Daily Blog // 2 //

Three months ago, I did something that up to a year ago, I never thought I would ever do. That day in July, I got surgery on my left eye to fix something that has been broken since the day I was born.

I have been suffering from nystagmus all my life. While some people might notice the funny shakeroo my eyes do every second of every day, what most of them point out first is my strabismus, or to put it in layman’s terms: that I am cross-eyed.

While my main issue, the nystagmus, cannot be fixed and there is no surgery that will improve my vision, there is something that can be done regarding my strabismus. My doctors have been telling me about this surgery for years, but my answer was always the same: “I’m good. This is just part of me.”.

Also, this surgery would inevitably include people cutting stuff in my eye and stitching it back together. Yikes.

Somehow, my views shifted during the last year and when my new doctor addressed this topic, I told her I would think about it. It was from that point onwards that I began to realise how insecure I truly felt about my strabismus. When I was talking to my friends and family, I could not think about anything else than how terrible it must be to look at me.

In some twisted way, I was sure that the people around me would think badly of me or pity me for being the ugly cross-eyed duckling. I never felt so insecure about my eyes and my impaired vision.

As this whole thing also came in a time when I felt especially courageous after my study abroad, I decided to get the surgery.

After that it only took seven months of waiting, a few incredibly nervous weeks leading up to the event, a round of general anaesthetic and 45 minutes of cutting and stitching, to get me where I wanted to be.

I woke up in a hospital room superbly woozy from the anaesthetic but also beaming with happiness because I was certain at that point that everything went well and that I was not going to throw up.

Recovery took a few weeks. Shoutout to my loved ones for putting up with me at my winiest and for taking such great care of me. Having stitches in your eye is really not that much fun, I have to say.

The outcome of the surgery: I am no longer cross-eyed (for now)! However, the surgeons were hoping that I would gain back my stereoscopic vision through this surgery as there was a chance that my eyes would start working together again. They have not done that since I was six years old. Turns out, they also will not do so in the future.

You might be wondering at this point why I am writing about this experience so many weeks after the surgery.

When I was recovering from the surgery I was not allowed to touch my eye, to rub it when it was itching (which it was all the time), and for the first week I could barely keep my eye open for longer than a few seconds. I was on pain killers and felt so exhausted. Plus, no contacts for 6 weeks.

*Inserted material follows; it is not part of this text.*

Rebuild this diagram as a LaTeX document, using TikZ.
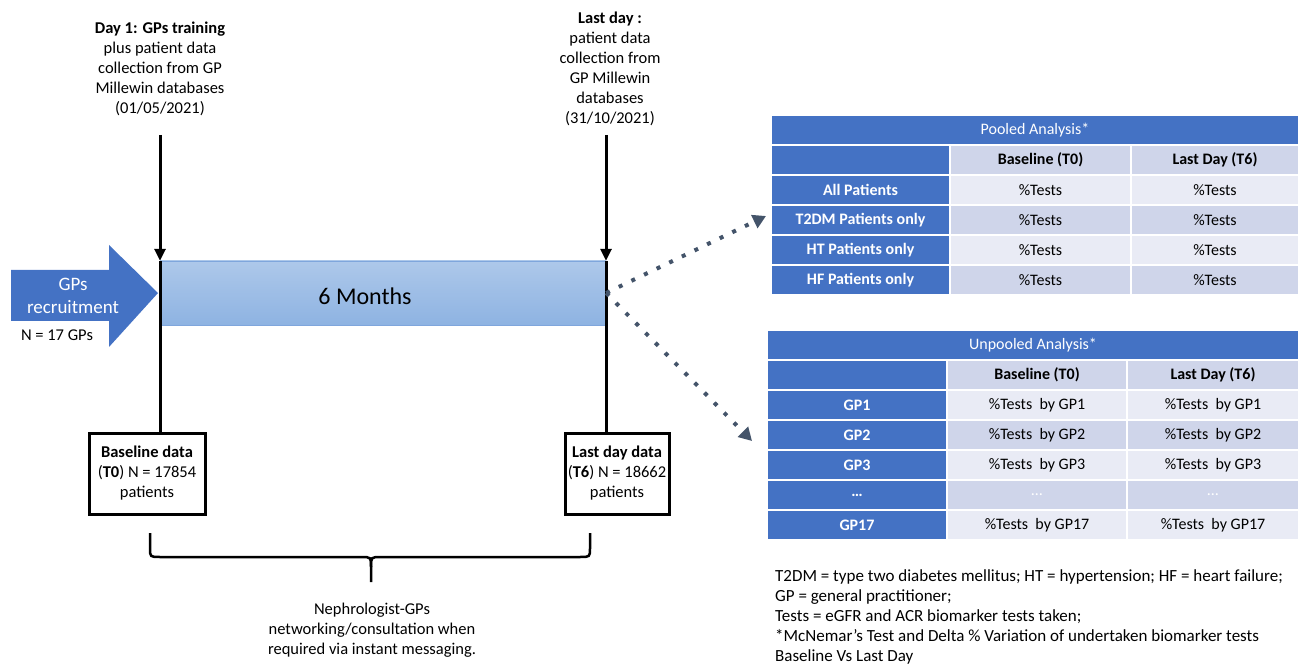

You really do not appreciate your eyes enough when they are (more or less) working!

In those weeks it felt difficult at times to cherish the decision I had made and the great work the surgeons had done. I was very uncertain as to wether or not this was a good idea to begin with.

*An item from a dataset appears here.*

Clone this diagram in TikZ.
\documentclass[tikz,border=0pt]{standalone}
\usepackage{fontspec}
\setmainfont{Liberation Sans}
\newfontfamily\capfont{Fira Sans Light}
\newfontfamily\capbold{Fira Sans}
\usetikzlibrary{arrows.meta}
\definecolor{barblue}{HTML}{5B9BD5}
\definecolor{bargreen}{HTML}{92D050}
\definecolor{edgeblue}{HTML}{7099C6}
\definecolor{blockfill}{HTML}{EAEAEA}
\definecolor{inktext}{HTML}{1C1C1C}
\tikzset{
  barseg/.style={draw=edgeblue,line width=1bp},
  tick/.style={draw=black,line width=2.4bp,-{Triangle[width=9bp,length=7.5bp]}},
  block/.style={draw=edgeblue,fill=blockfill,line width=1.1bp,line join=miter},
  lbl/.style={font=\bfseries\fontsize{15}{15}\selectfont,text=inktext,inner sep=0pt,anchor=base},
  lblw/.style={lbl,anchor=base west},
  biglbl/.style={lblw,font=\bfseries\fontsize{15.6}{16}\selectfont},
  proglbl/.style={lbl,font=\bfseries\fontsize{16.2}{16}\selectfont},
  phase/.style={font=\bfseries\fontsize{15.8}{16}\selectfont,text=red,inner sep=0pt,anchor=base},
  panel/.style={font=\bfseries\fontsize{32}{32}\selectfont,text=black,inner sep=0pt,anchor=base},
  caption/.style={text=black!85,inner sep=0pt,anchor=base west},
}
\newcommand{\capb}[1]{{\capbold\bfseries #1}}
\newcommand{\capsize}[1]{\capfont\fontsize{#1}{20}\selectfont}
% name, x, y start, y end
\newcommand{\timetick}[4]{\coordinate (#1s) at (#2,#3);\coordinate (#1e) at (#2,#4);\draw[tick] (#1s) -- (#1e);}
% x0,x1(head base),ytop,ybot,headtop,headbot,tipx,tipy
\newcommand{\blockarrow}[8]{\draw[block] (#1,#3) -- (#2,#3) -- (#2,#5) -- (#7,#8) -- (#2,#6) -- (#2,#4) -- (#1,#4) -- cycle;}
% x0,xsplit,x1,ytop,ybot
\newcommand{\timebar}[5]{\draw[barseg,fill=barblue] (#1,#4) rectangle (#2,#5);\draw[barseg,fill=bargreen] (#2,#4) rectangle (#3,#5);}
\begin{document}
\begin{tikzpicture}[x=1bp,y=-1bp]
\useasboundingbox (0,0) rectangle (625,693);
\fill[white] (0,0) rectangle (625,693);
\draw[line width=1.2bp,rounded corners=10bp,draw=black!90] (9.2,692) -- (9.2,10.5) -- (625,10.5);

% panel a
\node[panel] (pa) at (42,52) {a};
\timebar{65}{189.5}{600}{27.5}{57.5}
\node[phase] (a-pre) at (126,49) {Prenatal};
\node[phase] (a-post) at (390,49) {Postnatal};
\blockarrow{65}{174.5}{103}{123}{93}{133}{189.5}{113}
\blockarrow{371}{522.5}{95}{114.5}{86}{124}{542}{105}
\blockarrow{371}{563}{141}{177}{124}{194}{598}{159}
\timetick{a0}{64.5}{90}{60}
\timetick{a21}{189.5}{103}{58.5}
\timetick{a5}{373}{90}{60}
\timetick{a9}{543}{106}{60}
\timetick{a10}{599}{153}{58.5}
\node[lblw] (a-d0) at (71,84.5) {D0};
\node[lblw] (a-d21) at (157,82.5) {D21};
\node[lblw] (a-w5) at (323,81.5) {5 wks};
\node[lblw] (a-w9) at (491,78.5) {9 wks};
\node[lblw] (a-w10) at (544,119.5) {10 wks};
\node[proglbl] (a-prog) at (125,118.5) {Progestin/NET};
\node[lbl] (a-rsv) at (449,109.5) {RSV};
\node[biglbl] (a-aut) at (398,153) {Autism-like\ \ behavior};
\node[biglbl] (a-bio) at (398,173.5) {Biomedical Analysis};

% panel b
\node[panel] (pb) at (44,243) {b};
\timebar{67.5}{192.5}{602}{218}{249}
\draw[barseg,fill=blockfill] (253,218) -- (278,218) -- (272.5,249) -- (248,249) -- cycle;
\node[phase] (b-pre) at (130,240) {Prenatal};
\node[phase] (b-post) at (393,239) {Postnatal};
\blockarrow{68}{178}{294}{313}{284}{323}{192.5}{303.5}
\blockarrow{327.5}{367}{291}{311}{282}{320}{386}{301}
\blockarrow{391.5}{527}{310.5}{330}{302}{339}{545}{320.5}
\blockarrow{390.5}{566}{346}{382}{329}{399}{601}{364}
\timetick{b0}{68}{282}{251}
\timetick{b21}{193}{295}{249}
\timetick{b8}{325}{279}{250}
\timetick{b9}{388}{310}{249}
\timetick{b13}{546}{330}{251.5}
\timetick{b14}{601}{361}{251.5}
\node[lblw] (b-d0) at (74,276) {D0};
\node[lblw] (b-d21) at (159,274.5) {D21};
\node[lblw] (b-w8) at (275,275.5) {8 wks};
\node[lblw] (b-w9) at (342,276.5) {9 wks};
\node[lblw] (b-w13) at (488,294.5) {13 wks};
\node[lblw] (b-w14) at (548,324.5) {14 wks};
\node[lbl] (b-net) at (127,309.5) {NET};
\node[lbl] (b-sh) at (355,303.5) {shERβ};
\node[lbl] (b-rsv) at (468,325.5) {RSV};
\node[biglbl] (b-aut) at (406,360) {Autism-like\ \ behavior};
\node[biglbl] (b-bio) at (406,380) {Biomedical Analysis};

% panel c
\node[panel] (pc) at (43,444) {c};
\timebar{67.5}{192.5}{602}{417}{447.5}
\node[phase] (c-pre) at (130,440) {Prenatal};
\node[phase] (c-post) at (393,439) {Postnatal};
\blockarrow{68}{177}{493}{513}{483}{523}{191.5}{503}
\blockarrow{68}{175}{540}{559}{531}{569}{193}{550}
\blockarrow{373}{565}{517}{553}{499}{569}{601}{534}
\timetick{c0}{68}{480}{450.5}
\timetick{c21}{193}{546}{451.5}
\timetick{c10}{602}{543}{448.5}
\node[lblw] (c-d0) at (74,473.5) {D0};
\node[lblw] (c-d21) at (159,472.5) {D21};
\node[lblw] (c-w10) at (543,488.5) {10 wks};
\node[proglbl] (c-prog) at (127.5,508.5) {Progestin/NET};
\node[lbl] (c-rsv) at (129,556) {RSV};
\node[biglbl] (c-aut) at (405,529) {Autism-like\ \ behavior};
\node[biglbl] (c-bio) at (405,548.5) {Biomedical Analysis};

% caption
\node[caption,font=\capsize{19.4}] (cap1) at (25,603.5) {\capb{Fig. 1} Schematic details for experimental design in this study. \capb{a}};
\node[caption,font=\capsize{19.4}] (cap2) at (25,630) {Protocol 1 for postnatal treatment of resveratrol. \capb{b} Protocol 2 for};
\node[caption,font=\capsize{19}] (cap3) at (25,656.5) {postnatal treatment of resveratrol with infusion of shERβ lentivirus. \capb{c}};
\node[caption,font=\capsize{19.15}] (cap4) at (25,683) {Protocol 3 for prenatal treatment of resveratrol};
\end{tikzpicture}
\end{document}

Today, I am back to wearing contacts, indulge in rubbing my eyes as much as I want and often forget that I had surgery only a few months ago. I still think about my strabismus on a daily basis, but now I do so because I wish I could see myself throughout the day to check out the difference.

On a more cheesy note, I guess I would like to convey with this post that times can be tough, but that it does feel great to be able to look back and appreciate that you got through it. In my case, I am so happy that I conquered my fears and went through with the surgery after all those years.

Since the kind of strabismus I have is not actually caused by a problem with my eyes, but rather by the funny ideas my brain seems to have, I will be cross-eyed again sooner rather than later.

So this is a blog post for future Lea. Right now I am certain that I would do the surgery again in a few years, but if I do happen to feel scared at that point in my life, I hope i will find my way back to this post. Do it. It is so worth it.